Many software manufacturers incorrectly assume that sales tax does not apply to transactions. The rules can differ significantly depending on whether you are selling traditional software, SaaS, or a hybrid product; and more importantly, how the taxing jurisdiction at issue defines your product or service. Accordingly, the safest bet is to flip the common assumption on its head and assume that unless there is some exception, “Uncle Sam,” or more likely his smaller state relatives, will always want to tax the transaction.
Most states treat prewritten (“canned” or “off-the-shelf”) software as tangible personal property and subject to applicable sales and use taxes. This is generally true regardless of if: (a) the software is obtained via tangible media or downloaded; or (b) the transaction is labeled a sale or lease. In contrast some states, for example, California and North Carolina, only tax prewritten software that is received in tangible form or can be downloadable into a tangible form (e.g, customers can back up the program to their own equipment).
The state taxability of custom software generally is dependent on if the state taxes personal services. For example, Arizona, California, and Texas all generally exclude custom software from the tax base, but the District of Columbia, New Mexico, and Tennessee do tax custom software. This tax treatment is generally the same in situations where prewritten software is customized for a client. Some states will even tax the entire transaction, not just the value of the customizations.
To make matters even more complicated, there are often different tax treatment for SaaS. While a state like Missouri currently exempts both custom software and SaaS from taxation, other states, like Kentucky, tax the SaaS but exempts custom software. Yet other states like Texas treat SaaS as data process services that are taxable at a special rate.

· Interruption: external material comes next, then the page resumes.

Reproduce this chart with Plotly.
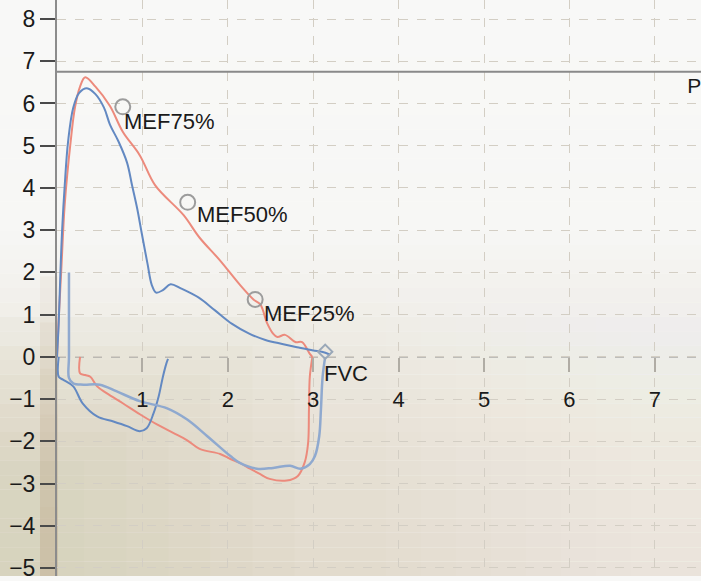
import plotly.graph_objects as go

# ---------------- data (volume L, flow L/s) ----------------
blue_exp_vol = [0.0, 0.02, 0.04, 0.06, 0.09, 0.13, 0.19, 0.26, 0.35, 0.45, 0.55, 0.62, 0.72, 0.82,
                0.88, 0.94, 0.99, 1.06, 1.11, 1.16, 1.24, 1.33, 1.45, 1.66, 1.85, 2.05, 2.25, 2.44,
                2.65, 2.83, 3.0, 3.1, 3.2]
blue_exp_flow = [0.0, 0.8, 2.0, 3.0, 4.05, 5.1, 5.9, 6.25, 6.36, 6.22, 5.9, 5.5, 5.1, 4.6,
                 4.05, 3.5, 2.95, 2.2, 1.7, 1.52, 1.58, 1.72, 1.62, 1.4, 1.1, 0.78, 0.55, 0.4,
                 0.3, 0.22, 0.15, 0.12, 0.05]

blue_insp1_vol = [0.02, 0.02, 0.07, 0.19, 0.3, 0.47, 0.66, 0.82, 0.97, 1.05, 1.13, 1.19, 1.24, 1.28, 1.3]
blue_insp1_flow = [0.0, -0.47, -0.54, -0.7, -1.1, -1.41, -1.53, -1.64, -1.76, -1.69, -1.34, -0.94,
                   -0.47, -0.16, -0.05]

blue_insp2_vol = [3.14, 3.11, 3.09, 3.07, 3.02, 2.96, 2.85, 2.73, 2.53, 2.34, 2.14, 2.03, 1.76,
                  1.52, 1.29, 0.97, 0.7, 0.5, 0.31, 0.19, 0.14, 0.14, 0.14]
blue_insp2_flow = [0.0, -0.47, -1.25, -1.88, -2.35, -2.54, -2.65, -2.58, -2.63, -2.65, -2.51, -2.35,
                   -1.88, -1.48, -1.22, -1.05, -0.82, -0.66, -0.66, -0.63, -0.5, 0.0, 2.0]

red_exp_vol = [0.0, 0.02, 0.05, 0.09, 0.16, 0.21, 0.27, 0.33, 0.45, 0.62, 0.77, 0.97, 1.15, 1.48,
               1.67, 1.91, 2.14, 2.3, 2.38, 2.46, 2.53, 2.58, 2.67, 2.79, 2.87, 2.96, 2.99]
red_exp_flow = [0.0, 0.9, 2.05, 3.6, 5.1, 5.9, 6.4, 6.62, 6.4, 5.94, 5.33, 4.77, 4.06, 3.36,
                2.82, 2.28, 1.71, 1.36, 1.24, 0.8, 0.55, 0.47, 0.52, 0.35, 0.35, 0.07, 0.0]

red_insp_vol = [2.99, 2.96, 2.95, 2.94, 2.9, 2.82, 2.69, 2.49, 2.38, 2.26, 2.14, 2.03, 1.91, 1.67,
                1.52, 1.36, 1.17, 0.97, 0.77, 0.58, 0.47, 0.39, 0.33, 0.27, 0.27]
red_insp_flow = [0.0, -0.47, -1.25, -2.04, -2.5, -2.82, -2.93, -2.89, -2.78, -2.65, -2.51, -2.42,
                 -2.3, -2.18, -1.97, -1.8, -1.6, -1.36, -1.1, -0.86, -0.7, -0.47, -0.43, -0.39, 0.0]

point_labels = ["MEF75%", "MEF50%", "MEF25%", "FVC"]
point_vol = [0.77, 1.53, 2.32, 3.14]
point_flow = [5.92, 3.66, 1.36, 0.12]

pef_pred = 6.75
pef_label = "P"

x_ticks = [1, 2, 3, 4, 5, 6, 7]
y_ticks = [-5, -4, -3, -2, -1, 0, 1, 2, 3, 4, 5, 6, 7, 8]

X_RANGE = [0, 7.54]
Y_RANGE = [-5.19, 8.45]

RED = "#ec8a7c"
BLUE = "#6389c2"
LIGHT_BLUE = "#8fa9cf"
FONT = "Liberation Sans, Arial"

fig = go.Figure()

line_kw = dict(mode="lines", hoverinfo="skip", showlegend=False, line_shape="spline")
fig.add_trace(go.Scatter(x=red_exp_vol, y=red_exp_flow, line=dict(color=RED, width=2), **line_kw))
fig.add_trace(go.Scatter(x=red_insp_vol, y=red_insp_flow, line=dict(color=RED, width=2), **line_kw))
fig.add_trace(go.Scatter(x=blue_exp_vol, y=blue_exp_flow, line=dict(color=BLUE, width=2), **line_kw))
fig.add_trace(go.Scatter(x=blue_insp1_vol, y=blue_insp1_flow, line=dict(color=BLUE, width=2), **line_kw))
fig.add_trace(go.Scatter(x=blue_insp2_vol, y=blue_insp2_flow, line=dict(color=LIGHT_BLUE, width=2.5), **line_kw))

# predicted PEF line
fig.add_trace(go.Scatter(x=X_RANGE, y=[pef_pred, pef_pred], mode="lines",
                         line=dict(color="#8a8a8a", width=2), showlegend=False, hoverinfo="skip"))
fig.add_trace(go.Scatter(x=[X_RANGE[1] - 0.16], y=[pef_pred - 0.37], mode="text", text=[pef_label],
                         textposition="middle right", textfont=dict(size=21, color="#1a1a1a", family=FONT),
                         cliponaxis=False, showlegend=False, hoverinfo="skip"))

# MEF / FVC markers
fig.add_trace(go.Scatter(x=point_vol[:3], y=point_flow[:3], mode="markers",
                         marker=dict(symbol="circle-open", size=15, color="#9c9c9c", line=dict(width=2)),
                         showlegend=False, hoverinfo="skip"))
fig.add_trace(go.Scatter(x=point_vol[3:], y=point_flow[3:], mode="markers",
                         marker=dict(symbol="diamond-open", size=11, color="#9aa8b8", line=dict(width=2)),
                         showlegend=False, hoverinfo="skip"))

shifts = [(-1, -15), (7, -12), (7, -14), (-3, -22)]
for lab, vx, vy, (dx, dy) in zip(point_labels, point_vol, point_flow, shifts):
    fig.add_annotation(x=vx, y=vy, text=lab, showarrow=False, xanchor="left", yanchor="middle",
                       xshift=dx, yshift=dy, font=dict(size=22, color="#1a1a1a", family=FONT))

# reference dashed zero line
fig.add_shape(type="line", xref="x", yref="y", x0=X_RANGE[0], x1=X_RANGE[1], y0=0, y1=0,
              line=dict(color="#8d8d8d", width=1.5, dash="dash"), layer="below")

# ---------- photo-like paper shading (white at top, beige at bottom) ----------
stops = [(0.0, (248, 248, 247)), (0.40, (247, 247, 245)), (0.52, (242, 240, 235)),
         (0.62, (236, 232, 224)), (0.78, (230, 224, 212)), (1.0, (226, 219, 205))]


def shade(t):
    for (t0, c0), (t1, c1) in zip(stops[:-1], stops[1:]):
        if t0 <= t <= t1:
            f = (t - t0) / (t1 - t0)
            return "rgb(%d,%d,%d)" % tuple(round(a + (b - a) * f) for a, b in zip(c0, c1))
    return "rgb(%d,%d,%d)" % stops[-1][1]


NB = 40
for i in range(NB):
    y_top = 1 - i / NB
    y_bot = 1 - (i + 1) / NB
    fig.add_shape(type="rect", xref="paper", yref="paper", x0=0, x1=1, y0=y_bot, y1=y_top,
                  fillcolor=shade((i + 0.5) / NB), line_width=0, layer="below")
# lighter right-hand side, darker left side in lower half
for i in range(8):
    fig.add_shape(type="rect", xref="paper", yref="paper", x0=0.55 + 0.05 * i, x1=1, y0=0,
                  y1=0.5, fillcolor="#ffffff", opacity=0.05, line_width=0, layer="below")
for i in range(6):
    fig.add_shape(type="rect", xref="paper", yref="paper", x0=0, x1=0.12 + 0.06 * i, y0=0,
                  y1=0.2 + 0.05 * i, fillcolor="#cbbf9f", opacity=0.05, line_width=0, layer="below")
# shadow strip along the left axis
for i in range(6):
    fig.add_shape(type="rect", xref="paper", yref="paper", x0=40 / 701, x1=58 / 701, y0=0,
                  y1=0.12 + 0.08 * i, fillcolor="#c2b596", opacity=0.10, line_width=0, layer="below")

x0_frac = 57 / 701
zero_pos = (0 - Y_RANGE[0]) / (Y_RANGE[1] - Y_RANGE[0])

fig.update_layout(
    width=701, height=581,
    margin=dict(l=0, r=0, t=0, b=0),
    paper_bgcolor="#f8f8f7",
    plot_bgcolor="rgba(0,0,0,0)",
    font=dict(family=FONT, color="#1a1a1a"),
    xaxis=dict(domain=[x0_frac, 1], range=X_RANGE, tickvals=x_ticks, anchor="free", position=zero_pos,
               showgrid=True, gridcolor="#d3cec4", griddash="dash", gridwidth=1,
               showline=False, zeroline=False, ticks="outside", ticklen=14, tickwidth=2,
               tickcolor="#b0aca4", tickfont=dict(size=22, color="#1a1a1a"), ticklabelstandoff=9),
    yaxis=dict(domain=[0, 1], range=Y_RANGE, tickvals=y_ticks, anchor="x",
               showgrid=True, gridcolor="#d3cec4", griddash="dash", gridwidth=1,
               showline=True, linecolor="#8c8c8c", linewidth=2, zeroline=False,
               ticks="outside", ticklen=15, tickwidth=2, tickcolor="#4a4a4a",
               tickfont=dict(size=23, color="#1a1a1a"), ticklabelstandoff=0,
               ticklabeloverflow="allow"),
)

fig.write_html("out.html")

As you can see, understanding the taxation related to software products and SaaS services is incredibly complex.
2. Don’t Ignore, or Rely on, “Boilerplate” Contract Provisions.
All too often business executives gloss over commercial contract provisions that they deem to be boilerplate or otherwise “standard” provisions. In reality, these provisions can have extensive consequences for both software manufacturers and customers alike. Three primary issues are triggered related to state taxation of software. First, for state tax purposes, the particular state’s laws govern how the state will treat a transaction. Simply labeling a transaction as a lease or a SaaS will not override the state’s laws or its ability to impose a tax. Second, regardless of where the contract is entered into or any choice of law provision, the terms of the contract will generally not affect where the taxing authority deems the transaction occurred. Simply put, a contract entered into in Minnesota between two Delaware entities for delivery of software to a customer’s terminals in California, Texas, and Tennessee may be subject to sales taxes in any or all of those locations.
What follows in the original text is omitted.